I am going to recommend getting the code via git, as it is a nice way of doing things, and makes it easier to bring any patches you make in the test environment back out to github. The main sticking point is authentication, as your AWS instance will be able to communicate with github, but doesn't have access to your keys.

You can use https to move code backwards and forwards over git, but this requires you to type/paste in your password each time you push or pull. It is simpler in the short term, but wastes a lot of time long-term. The better solution is to use SSH, and it is also generally more secure.

You could transfer your SSH keys over and use ssh-agent remotely, but it is better to keep your keys where you control them, using a method called SSH agent forwarding.

First, make sure you are currently authenticated with github, by doing:

ssh git@github.com

or the equivalent in PuTTY. If you receive something like Permission denied (publickey)., then you haven't got an agent set up. Start ssh-agent or pageant, load your github SSH keys in (these are distinct from your AWS keypair), then try again. Hopefully eventually you will see something like:

Hi m8pple! You've successfully authenticated, but GitHub does not provide shell access.

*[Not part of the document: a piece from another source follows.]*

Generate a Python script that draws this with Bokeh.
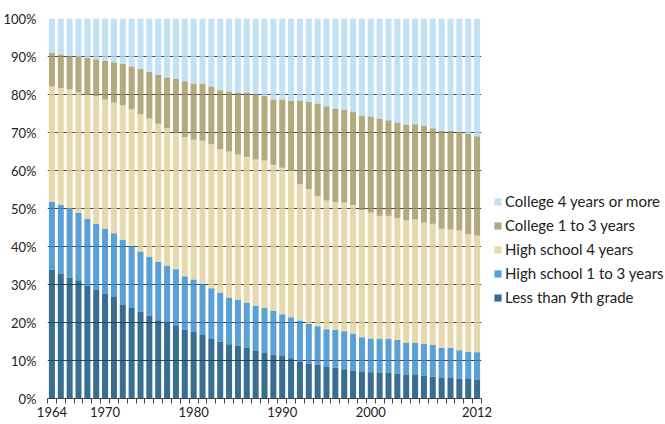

This shows that you successfully have agent authentication working on your local machine. We can now use authentication forwarding (-A) to allow the remote server to access your local authentication agent:

ssh -A -i <path-to-your-key-pair> ubuntu@<dns-name-of-your-server>

You should end up on the remote server again, but if you (within the SSH session, on the remote server) do:

ssh git@github.com

You should see that you are authenticated with github on the other machine.

You can now issue git clone command to get your repository remotely, then do commit/push/pull as normal.

If you make modifications on the remote server, don't forget to "push" any changes back into github, and then (if necessary) to "pull" changes back down to your normal working repository. For those who are not used to the remote git, then the git commit -a command is useful, as it auto-stages all your changes.

Editing code on the remote instance

I would not recommend doing much editing on the remote instances, it should be more for testing, tuning, and experimentation. But inevitably you will need to change some source files, and need some way of editing the files remotely (you don't want to be pulling for each edit). There is a command line editor called nano installed on pretty much all unix machines which you can use to make small changes. For example, to edit the file wibble.cpp, just do:

nano wibble.cpp

You'll end up in an editor which behaves as you would expect. Along the bottom are a number of keyboard short-cuts, with ^ representing control. The main ones you'll want are:

  • ^X (ctrl+x) : Quit the editor (it will prompt to save).
  • ^O (ctrl+o) : Write the file out without changing it.
  • ^G (ctrl+g) : Built-in documentation.

Other text editors can be used or installed (emacs, vim, ...), but I would suggest nano for most tasks you will encounter here.